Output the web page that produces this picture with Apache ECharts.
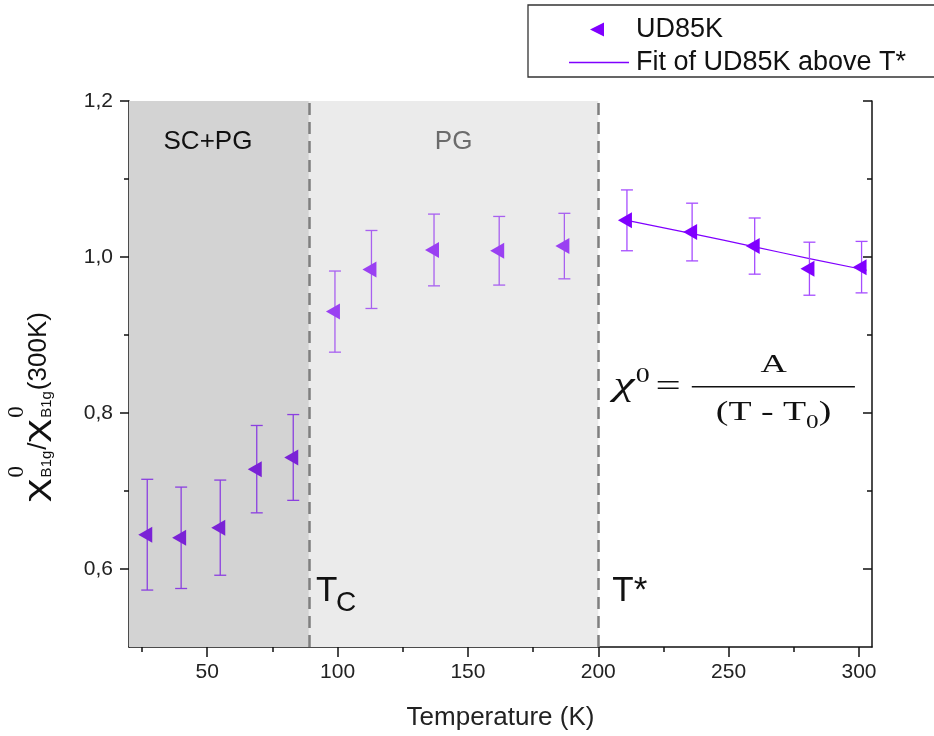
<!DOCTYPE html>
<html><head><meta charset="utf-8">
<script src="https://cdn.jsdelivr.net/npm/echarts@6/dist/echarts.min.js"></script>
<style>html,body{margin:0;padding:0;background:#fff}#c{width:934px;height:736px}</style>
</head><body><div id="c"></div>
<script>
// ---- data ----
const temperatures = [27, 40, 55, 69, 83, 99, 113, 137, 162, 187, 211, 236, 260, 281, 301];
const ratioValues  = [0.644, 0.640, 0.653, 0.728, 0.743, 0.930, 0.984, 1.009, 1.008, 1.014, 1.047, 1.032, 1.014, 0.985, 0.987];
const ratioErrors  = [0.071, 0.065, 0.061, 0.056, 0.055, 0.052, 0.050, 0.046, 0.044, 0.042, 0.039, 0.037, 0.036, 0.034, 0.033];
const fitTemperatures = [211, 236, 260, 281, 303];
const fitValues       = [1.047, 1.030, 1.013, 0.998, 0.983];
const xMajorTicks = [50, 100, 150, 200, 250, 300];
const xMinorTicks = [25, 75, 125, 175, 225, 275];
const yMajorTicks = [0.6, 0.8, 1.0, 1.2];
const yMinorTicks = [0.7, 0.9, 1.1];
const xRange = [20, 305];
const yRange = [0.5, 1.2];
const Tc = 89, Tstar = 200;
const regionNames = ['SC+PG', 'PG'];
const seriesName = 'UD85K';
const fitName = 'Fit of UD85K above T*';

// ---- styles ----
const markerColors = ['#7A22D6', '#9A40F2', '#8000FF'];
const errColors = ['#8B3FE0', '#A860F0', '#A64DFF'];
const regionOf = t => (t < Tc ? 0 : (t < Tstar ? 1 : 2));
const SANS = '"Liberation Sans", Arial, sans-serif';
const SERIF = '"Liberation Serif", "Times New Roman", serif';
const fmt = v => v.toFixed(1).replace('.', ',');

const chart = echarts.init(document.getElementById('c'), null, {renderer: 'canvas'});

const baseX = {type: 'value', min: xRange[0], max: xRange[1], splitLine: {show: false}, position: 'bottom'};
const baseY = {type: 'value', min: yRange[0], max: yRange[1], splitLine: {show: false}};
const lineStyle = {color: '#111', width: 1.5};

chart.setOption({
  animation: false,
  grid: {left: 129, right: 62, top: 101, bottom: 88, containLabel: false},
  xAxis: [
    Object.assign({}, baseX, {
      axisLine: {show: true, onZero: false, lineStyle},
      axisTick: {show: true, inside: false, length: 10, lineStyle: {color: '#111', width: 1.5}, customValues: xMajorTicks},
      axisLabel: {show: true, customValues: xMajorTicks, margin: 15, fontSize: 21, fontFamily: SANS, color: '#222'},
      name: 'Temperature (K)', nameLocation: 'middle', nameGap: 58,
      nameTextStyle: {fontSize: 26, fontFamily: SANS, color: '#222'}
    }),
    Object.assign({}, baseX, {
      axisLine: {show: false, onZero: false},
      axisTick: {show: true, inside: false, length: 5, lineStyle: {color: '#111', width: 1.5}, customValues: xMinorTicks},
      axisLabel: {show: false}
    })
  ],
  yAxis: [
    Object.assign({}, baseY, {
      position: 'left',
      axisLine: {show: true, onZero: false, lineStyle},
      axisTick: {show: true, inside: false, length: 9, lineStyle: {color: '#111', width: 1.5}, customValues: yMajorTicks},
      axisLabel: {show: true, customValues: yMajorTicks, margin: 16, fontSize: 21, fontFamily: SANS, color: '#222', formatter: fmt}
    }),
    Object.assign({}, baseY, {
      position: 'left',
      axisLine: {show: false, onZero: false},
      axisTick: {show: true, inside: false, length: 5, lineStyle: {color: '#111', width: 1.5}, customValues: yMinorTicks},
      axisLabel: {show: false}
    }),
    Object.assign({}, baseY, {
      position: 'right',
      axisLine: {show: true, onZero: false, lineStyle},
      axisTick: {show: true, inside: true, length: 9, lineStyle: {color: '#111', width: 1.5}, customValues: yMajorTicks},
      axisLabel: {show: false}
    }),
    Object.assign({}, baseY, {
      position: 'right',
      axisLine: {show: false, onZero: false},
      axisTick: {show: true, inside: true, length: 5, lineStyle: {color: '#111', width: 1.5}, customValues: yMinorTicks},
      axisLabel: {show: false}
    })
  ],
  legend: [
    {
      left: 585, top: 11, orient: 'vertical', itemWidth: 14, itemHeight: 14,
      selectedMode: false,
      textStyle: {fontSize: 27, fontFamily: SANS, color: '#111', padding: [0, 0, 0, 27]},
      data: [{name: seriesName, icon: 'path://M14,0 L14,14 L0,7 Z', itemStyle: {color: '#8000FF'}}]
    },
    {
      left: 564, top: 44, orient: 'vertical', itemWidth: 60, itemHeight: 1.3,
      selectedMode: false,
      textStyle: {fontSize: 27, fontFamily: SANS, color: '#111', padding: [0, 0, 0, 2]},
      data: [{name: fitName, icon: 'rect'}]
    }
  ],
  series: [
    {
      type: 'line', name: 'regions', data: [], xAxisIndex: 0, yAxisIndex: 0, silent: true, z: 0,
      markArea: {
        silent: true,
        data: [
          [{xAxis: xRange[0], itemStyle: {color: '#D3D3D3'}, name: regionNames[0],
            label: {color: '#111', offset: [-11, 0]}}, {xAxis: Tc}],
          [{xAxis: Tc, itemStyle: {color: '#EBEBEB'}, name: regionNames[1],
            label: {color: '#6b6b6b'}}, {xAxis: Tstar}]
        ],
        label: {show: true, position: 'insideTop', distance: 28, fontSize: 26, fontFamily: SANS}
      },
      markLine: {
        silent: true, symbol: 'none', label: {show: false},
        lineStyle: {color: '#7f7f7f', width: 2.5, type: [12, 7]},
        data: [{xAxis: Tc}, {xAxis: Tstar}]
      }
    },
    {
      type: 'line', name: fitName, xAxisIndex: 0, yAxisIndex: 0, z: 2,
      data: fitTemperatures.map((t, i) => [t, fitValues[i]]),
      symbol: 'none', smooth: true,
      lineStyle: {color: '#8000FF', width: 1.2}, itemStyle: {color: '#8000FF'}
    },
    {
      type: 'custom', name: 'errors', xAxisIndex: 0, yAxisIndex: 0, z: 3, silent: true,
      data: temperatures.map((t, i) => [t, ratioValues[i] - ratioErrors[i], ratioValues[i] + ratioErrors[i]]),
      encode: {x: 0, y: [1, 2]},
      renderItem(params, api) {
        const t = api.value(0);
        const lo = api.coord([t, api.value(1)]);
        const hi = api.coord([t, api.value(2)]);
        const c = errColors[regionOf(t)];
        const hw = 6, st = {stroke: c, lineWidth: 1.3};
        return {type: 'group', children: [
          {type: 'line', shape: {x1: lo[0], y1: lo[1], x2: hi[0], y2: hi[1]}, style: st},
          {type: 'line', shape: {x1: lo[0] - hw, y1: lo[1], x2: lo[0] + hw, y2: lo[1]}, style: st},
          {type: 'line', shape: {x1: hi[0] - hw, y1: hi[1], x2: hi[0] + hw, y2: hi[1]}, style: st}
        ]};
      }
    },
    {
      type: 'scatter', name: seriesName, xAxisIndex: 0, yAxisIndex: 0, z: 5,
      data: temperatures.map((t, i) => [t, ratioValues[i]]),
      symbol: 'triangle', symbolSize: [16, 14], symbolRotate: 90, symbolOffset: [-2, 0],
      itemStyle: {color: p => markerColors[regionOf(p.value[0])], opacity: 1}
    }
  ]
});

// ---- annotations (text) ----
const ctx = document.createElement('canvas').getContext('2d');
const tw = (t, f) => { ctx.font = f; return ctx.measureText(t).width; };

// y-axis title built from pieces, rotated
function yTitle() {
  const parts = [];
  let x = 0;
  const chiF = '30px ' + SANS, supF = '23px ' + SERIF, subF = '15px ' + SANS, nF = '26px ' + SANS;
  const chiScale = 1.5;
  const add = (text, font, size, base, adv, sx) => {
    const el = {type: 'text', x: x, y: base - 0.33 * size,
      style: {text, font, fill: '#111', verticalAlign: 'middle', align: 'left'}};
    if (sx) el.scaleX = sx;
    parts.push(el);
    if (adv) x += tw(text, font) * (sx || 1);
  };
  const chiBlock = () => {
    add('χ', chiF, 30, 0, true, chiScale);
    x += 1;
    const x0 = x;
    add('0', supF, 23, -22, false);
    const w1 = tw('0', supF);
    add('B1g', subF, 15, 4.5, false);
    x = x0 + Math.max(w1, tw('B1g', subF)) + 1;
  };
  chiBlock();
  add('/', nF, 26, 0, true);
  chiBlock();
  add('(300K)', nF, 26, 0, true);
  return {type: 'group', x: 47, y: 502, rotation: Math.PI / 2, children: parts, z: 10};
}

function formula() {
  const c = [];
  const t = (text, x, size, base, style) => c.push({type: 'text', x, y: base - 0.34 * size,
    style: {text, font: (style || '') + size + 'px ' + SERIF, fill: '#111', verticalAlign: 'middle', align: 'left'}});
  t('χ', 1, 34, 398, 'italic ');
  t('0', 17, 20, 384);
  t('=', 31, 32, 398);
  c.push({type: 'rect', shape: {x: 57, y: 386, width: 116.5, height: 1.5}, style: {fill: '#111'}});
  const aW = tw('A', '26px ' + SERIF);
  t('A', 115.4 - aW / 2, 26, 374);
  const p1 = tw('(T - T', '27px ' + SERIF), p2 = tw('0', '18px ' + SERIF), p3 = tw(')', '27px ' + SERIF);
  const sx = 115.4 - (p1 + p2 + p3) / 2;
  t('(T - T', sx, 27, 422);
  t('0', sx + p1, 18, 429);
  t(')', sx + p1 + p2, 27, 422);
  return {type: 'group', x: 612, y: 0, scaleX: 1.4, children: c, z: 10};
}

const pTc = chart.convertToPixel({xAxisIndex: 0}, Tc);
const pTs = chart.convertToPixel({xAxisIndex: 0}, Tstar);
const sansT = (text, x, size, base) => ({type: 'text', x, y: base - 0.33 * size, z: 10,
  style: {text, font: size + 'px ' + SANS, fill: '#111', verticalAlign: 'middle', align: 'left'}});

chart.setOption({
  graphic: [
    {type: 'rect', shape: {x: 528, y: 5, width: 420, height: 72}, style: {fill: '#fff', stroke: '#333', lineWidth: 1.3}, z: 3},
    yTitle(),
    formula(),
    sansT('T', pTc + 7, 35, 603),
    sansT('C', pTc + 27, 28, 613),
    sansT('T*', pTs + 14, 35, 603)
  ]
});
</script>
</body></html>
------------------------------------------------------------
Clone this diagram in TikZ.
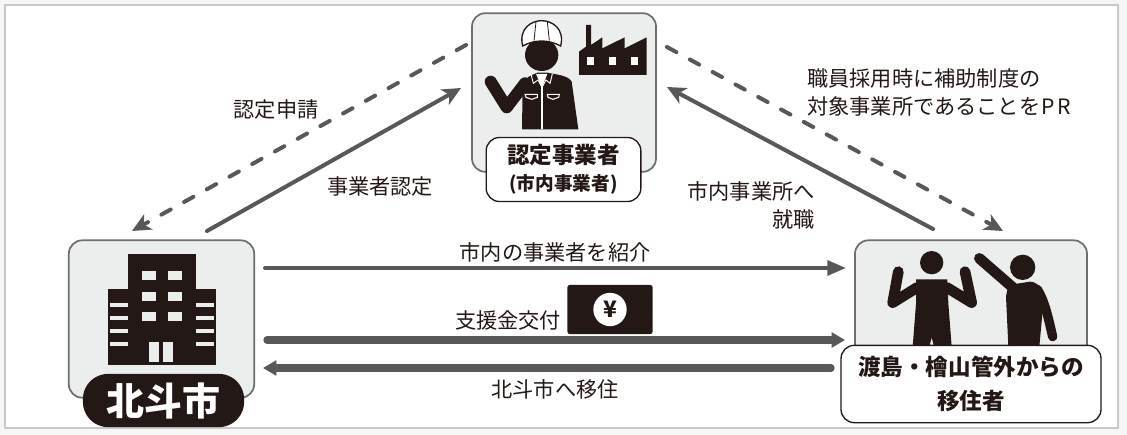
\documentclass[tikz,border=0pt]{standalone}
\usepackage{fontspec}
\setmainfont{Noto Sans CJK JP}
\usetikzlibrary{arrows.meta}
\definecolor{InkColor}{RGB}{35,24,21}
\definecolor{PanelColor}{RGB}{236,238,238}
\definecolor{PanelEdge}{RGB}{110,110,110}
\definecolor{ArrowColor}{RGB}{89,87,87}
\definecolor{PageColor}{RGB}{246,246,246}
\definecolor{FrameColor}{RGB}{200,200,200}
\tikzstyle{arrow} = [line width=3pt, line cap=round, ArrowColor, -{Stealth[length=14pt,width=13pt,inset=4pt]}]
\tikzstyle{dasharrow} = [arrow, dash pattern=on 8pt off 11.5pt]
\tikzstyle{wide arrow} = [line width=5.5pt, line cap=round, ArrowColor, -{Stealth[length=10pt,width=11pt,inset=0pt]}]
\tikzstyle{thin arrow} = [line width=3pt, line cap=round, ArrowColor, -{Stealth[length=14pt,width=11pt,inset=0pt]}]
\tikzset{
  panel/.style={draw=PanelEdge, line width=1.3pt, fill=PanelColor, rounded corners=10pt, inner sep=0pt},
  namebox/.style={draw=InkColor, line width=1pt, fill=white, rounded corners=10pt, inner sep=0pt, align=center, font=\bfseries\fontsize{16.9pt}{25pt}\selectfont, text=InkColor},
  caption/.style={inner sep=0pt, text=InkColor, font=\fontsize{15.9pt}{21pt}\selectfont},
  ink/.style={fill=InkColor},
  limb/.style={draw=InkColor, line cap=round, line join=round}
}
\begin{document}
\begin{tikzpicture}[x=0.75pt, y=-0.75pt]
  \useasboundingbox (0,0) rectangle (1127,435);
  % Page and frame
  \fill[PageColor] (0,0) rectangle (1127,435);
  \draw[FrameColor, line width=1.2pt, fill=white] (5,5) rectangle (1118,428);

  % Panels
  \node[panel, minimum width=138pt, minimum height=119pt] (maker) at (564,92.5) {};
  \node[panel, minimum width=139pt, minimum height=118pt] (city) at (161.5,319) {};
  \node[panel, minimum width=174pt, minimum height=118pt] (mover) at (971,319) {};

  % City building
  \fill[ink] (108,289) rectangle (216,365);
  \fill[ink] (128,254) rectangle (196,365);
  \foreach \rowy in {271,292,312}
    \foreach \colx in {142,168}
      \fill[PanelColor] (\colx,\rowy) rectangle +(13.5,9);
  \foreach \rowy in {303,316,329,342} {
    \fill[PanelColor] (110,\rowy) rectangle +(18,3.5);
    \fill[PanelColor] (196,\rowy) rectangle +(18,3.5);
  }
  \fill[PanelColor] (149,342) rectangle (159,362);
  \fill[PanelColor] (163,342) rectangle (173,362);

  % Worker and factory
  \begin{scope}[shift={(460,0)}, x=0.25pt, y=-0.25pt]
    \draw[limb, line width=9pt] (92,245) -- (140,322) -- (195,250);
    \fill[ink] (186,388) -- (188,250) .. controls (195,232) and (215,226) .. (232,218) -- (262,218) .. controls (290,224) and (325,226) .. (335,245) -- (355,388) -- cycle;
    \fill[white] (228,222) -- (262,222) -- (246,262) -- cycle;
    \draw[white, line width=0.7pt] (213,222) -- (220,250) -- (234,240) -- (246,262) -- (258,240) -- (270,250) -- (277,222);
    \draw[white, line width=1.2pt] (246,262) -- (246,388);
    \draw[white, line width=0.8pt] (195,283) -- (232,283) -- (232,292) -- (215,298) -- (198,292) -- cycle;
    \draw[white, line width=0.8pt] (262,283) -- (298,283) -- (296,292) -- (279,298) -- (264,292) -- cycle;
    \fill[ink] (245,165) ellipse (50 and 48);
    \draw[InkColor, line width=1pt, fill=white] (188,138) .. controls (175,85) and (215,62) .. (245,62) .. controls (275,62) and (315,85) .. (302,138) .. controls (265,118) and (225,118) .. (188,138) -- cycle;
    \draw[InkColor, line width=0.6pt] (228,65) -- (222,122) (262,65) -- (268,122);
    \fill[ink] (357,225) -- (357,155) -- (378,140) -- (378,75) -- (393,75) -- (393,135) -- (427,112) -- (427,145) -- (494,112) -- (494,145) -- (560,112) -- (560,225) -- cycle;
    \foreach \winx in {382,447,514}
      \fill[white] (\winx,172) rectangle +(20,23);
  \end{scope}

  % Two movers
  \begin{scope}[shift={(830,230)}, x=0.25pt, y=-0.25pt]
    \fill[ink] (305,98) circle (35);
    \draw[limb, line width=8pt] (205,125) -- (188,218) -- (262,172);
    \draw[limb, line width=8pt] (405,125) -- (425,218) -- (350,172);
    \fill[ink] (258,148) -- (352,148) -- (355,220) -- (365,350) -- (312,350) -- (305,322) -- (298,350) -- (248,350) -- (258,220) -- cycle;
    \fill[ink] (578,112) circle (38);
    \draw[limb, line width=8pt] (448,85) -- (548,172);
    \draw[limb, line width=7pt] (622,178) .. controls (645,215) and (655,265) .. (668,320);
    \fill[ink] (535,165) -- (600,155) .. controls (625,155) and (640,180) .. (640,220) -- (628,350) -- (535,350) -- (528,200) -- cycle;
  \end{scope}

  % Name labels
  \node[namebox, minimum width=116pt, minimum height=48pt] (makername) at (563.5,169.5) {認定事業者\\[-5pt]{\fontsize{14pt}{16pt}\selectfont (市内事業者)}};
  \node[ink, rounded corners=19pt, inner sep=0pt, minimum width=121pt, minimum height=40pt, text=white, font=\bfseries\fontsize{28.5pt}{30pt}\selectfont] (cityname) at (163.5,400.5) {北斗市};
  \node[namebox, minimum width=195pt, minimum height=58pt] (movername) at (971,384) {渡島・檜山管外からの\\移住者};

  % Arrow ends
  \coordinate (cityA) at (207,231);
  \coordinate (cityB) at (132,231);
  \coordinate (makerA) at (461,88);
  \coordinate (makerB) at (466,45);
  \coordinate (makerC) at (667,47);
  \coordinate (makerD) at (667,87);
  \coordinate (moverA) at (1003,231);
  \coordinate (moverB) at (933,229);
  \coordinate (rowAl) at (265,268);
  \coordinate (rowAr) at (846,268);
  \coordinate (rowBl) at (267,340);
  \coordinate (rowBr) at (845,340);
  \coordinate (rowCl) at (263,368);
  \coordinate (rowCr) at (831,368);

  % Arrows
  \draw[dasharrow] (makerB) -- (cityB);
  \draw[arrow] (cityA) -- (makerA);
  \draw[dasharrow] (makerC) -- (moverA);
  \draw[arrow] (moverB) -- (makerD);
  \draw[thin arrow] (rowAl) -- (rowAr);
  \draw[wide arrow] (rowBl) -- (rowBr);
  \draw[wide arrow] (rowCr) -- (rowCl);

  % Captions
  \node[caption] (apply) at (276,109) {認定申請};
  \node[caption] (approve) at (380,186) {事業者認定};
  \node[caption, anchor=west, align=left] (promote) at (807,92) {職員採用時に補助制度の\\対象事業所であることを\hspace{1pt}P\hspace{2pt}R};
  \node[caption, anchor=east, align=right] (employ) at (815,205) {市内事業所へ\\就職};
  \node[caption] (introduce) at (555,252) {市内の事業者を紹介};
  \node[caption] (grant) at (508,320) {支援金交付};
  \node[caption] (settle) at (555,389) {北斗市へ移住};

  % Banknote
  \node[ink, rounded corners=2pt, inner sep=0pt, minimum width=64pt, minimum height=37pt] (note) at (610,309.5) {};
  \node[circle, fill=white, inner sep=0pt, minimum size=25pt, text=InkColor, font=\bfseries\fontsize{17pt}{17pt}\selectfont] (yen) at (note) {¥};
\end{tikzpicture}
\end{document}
------------------------------------------------------------
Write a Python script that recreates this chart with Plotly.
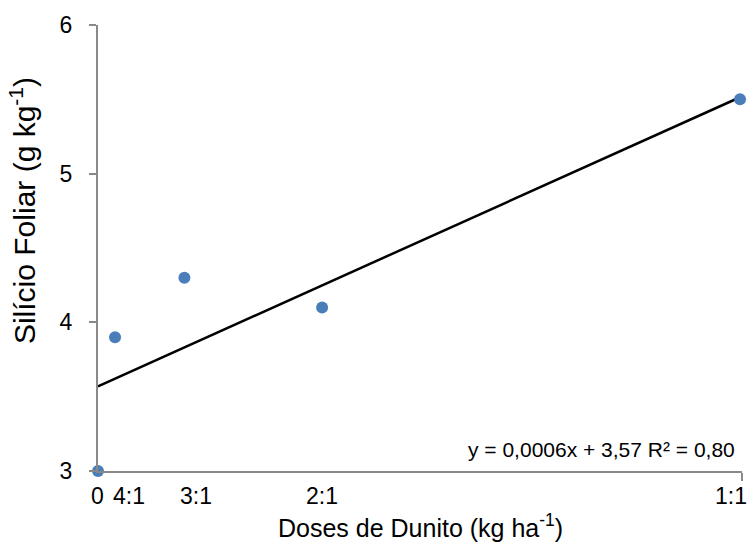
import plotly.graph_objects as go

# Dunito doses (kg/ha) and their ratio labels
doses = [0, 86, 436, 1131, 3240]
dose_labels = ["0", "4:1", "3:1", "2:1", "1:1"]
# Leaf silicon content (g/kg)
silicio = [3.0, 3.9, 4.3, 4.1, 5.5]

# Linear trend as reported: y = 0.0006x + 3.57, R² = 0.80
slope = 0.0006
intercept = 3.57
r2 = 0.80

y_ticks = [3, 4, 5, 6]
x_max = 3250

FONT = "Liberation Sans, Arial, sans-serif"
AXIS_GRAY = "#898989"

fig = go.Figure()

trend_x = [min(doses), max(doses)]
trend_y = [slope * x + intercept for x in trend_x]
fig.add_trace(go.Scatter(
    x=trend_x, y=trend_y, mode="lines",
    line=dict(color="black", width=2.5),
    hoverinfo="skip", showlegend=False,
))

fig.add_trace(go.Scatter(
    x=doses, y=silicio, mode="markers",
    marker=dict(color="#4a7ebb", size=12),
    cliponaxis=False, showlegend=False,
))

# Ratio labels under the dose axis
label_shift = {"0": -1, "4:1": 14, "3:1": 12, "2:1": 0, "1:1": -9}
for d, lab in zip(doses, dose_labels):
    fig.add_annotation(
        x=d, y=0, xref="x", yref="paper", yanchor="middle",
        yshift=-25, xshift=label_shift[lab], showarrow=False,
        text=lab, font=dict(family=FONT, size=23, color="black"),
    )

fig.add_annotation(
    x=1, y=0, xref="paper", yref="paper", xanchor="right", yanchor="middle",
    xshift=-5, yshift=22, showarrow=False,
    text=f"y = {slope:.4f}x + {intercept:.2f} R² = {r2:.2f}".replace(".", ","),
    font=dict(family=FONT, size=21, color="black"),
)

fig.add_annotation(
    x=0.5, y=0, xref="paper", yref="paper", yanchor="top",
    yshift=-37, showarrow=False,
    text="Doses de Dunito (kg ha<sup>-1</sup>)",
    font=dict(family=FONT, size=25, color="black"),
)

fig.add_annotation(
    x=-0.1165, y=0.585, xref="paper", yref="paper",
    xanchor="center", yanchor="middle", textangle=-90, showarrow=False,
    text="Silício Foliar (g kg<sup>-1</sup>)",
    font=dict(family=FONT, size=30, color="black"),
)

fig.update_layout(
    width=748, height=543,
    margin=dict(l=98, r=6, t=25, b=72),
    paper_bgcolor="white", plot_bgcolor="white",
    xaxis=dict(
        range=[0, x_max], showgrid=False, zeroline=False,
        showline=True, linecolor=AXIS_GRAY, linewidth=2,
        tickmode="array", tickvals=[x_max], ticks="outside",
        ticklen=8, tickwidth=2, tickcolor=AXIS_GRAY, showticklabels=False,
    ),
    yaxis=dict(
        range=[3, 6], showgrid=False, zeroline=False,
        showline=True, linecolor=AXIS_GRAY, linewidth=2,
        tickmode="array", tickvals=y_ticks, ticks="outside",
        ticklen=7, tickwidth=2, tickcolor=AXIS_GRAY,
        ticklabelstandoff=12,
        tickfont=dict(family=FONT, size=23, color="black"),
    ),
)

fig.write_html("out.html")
------------------------------------------------------------
WHAT NEEDS TO BE DONE: Quote exactly what appears from the line containing "Write a Python" through the line containing "fig = go.Figure()", both included, except for the pictures, and nothing more.

RESULT FOR THIS TASK:
Write a Python script that recreates this chart with Plotly.
import plotly.graph_objects as go

# Dunito doses (kg/ha) and their ratio labels
doses = [0, 86, 436, 1131, 3240]
dose_labels = ["0", "4:1", "3:1", "2:1", "1:1"]
# Leaf silicon content (g/kg)
silicio = [3.0, 3.9, 4.3, 4.1, 5.5]

# Linear trend as reported: y = 0.0006x + 3.57, R² = 0.80
slope = 0.0006
intercept = 3.57
r2 = 0.80

y_ticks = [3, 4, 5, 6]
x_max = 3250

FONT = "Liberation Sans, Arial, sans-serif"
AXIS_GRAY = "#898989"

fig = go.Figure()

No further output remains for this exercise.